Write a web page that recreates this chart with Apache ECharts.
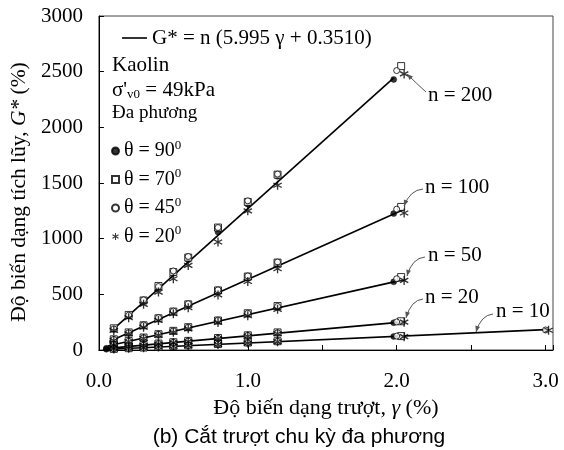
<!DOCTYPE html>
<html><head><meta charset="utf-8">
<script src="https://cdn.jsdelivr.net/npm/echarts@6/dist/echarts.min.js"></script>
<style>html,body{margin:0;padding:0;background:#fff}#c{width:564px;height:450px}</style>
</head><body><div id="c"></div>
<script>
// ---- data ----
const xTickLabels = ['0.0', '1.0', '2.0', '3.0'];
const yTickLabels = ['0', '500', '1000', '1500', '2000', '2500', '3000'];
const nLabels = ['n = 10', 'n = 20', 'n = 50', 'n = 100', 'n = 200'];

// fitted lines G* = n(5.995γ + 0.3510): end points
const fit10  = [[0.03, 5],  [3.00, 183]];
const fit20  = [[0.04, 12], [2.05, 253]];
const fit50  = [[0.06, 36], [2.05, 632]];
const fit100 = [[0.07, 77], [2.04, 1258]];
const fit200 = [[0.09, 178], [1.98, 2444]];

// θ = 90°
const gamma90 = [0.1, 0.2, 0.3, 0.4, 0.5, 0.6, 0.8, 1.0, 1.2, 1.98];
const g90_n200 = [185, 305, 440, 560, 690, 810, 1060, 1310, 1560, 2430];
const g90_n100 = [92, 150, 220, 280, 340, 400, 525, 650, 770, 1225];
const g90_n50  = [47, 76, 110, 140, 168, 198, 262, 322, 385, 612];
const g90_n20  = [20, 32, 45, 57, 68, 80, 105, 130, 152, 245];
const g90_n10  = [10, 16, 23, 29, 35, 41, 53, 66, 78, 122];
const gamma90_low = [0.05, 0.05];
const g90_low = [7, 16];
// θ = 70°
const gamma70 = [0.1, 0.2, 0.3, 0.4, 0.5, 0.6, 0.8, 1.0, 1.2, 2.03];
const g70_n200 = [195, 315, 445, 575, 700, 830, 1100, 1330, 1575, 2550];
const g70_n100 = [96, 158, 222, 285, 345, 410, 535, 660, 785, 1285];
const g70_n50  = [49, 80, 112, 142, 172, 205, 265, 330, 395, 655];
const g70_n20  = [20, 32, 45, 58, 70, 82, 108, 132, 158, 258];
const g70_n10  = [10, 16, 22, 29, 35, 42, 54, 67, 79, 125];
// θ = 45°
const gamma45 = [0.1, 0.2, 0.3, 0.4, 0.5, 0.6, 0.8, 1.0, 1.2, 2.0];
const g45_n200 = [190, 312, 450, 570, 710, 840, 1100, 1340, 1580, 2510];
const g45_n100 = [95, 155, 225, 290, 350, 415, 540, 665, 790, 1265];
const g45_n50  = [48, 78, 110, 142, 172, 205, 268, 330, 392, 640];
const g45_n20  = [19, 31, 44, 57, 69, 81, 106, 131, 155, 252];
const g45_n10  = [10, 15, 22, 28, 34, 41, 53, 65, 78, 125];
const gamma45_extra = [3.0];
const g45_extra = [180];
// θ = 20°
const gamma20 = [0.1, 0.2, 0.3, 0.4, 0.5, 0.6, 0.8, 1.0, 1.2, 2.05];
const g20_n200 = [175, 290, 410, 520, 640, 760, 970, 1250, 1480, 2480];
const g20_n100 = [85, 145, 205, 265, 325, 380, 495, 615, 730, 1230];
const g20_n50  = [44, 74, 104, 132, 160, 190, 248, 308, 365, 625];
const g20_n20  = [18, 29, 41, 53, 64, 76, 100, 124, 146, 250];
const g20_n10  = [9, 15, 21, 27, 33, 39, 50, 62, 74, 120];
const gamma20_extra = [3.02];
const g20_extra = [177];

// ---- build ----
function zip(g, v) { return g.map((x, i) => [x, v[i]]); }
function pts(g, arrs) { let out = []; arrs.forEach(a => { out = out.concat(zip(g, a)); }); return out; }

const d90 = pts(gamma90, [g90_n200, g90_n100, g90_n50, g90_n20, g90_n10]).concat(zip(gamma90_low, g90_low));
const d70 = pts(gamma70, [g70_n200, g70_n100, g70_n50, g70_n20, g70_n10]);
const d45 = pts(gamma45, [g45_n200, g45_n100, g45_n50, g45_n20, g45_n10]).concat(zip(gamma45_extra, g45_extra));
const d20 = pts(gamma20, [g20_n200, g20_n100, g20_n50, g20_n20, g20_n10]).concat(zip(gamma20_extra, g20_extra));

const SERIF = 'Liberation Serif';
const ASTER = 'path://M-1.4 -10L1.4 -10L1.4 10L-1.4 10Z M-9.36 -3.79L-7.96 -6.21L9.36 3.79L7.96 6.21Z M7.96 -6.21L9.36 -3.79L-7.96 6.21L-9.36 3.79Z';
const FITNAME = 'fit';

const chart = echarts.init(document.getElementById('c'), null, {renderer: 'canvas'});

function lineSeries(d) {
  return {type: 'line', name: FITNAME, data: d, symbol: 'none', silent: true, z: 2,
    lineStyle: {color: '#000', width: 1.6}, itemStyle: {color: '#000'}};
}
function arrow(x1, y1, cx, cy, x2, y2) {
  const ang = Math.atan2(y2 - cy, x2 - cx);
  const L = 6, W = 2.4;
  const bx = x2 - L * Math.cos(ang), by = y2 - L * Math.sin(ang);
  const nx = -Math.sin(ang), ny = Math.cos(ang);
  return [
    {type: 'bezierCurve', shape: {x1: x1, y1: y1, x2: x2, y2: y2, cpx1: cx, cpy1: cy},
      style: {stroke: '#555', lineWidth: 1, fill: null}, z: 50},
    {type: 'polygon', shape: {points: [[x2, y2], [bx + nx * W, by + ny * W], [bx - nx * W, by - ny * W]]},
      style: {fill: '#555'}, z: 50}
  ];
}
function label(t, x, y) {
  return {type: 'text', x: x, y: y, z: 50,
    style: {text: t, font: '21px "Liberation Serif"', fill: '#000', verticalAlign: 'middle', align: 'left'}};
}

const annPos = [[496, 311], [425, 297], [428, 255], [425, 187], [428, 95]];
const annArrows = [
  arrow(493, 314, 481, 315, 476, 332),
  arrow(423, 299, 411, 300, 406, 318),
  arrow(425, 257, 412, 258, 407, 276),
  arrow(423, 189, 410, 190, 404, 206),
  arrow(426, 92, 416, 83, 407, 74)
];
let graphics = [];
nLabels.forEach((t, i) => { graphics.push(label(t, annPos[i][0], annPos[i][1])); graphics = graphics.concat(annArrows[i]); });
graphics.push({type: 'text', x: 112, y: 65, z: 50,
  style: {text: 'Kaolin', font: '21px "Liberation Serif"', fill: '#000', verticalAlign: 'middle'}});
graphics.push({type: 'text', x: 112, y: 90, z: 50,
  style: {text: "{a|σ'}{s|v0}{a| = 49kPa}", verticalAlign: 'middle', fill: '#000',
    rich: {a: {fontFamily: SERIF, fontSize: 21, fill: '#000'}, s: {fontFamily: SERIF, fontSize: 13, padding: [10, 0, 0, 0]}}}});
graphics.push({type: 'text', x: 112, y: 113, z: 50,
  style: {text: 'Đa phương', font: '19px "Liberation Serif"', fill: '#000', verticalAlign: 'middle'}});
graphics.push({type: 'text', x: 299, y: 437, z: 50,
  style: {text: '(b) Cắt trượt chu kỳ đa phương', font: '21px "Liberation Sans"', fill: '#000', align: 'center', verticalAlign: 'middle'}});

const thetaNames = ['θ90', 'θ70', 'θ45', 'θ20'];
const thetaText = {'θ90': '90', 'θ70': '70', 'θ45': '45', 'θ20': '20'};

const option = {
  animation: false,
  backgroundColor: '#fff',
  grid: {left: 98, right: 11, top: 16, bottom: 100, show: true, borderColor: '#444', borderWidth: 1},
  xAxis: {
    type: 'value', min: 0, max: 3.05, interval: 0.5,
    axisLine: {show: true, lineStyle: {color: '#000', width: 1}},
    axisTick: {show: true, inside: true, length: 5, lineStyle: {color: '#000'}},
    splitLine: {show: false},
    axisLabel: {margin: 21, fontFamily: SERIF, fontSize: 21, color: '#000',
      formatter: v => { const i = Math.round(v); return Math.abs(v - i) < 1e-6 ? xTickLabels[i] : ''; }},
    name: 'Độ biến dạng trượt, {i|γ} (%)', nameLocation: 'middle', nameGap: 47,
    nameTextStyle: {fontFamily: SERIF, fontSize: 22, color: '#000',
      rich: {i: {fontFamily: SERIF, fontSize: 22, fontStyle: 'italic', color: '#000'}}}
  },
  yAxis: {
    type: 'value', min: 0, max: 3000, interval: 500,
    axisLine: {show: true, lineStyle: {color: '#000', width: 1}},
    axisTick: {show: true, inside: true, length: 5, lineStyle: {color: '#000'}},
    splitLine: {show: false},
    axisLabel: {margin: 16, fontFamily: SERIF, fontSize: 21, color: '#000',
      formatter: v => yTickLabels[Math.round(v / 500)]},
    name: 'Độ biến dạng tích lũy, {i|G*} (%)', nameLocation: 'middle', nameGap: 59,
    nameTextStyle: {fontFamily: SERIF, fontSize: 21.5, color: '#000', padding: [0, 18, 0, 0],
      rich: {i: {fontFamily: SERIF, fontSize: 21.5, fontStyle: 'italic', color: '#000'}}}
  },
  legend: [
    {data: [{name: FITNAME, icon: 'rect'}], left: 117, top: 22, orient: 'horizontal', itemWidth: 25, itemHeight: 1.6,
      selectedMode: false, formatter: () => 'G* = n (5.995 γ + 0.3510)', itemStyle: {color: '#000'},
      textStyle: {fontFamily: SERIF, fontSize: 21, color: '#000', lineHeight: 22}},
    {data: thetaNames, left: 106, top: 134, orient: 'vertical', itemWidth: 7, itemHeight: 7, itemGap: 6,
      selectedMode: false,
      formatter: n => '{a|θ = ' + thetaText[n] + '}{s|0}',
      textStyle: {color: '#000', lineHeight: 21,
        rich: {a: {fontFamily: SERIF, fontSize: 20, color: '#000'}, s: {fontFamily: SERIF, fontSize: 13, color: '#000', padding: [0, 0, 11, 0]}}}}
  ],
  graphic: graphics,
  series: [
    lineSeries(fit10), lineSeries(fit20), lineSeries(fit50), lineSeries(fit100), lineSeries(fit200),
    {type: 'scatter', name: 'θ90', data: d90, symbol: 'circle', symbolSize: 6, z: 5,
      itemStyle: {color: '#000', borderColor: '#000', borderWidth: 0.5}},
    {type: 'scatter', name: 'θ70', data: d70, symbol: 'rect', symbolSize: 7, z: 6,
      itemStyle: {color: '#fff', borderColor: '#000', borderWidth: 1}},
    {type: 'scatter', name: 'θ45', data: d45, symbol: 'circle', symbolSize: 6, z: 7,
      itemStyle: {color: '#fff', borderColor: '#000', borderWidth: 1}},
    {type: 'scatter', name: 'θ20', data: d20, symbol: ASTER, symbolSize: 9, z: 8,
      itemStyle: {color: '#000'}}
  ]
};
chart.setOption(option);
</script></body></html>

--- Given task ---
Write out nothing but the lines from the start of the data through the line with "const nLabels = ['n". Leave out the pictures.

--- Result of the exercise ---
Write a web page that recreates this chart with Apache ECharts.
<!DOCTYPE html>
<html><head><meta charset="utf-8">
<script src="https://cdn.jsdelivr.net/npm/echarts@6/dist/echarts.min.js"></script>
<style>html,body{margin:0;padding:0;background:#fff}#c{width:564px;height:450px}</style>
</head><body><div id="c"></div>
<script>
// ---- data ----
const xTickLabels = ['0.0', '1.0', '2.0', '3.0'];
const yTickLabels = ['0', '500', '1000', '1500', '2000', '2500', '3000'];
const nLabels = ['n = 10', 'n = 20', 'n = 50', 'n = 100', 'n = 200'];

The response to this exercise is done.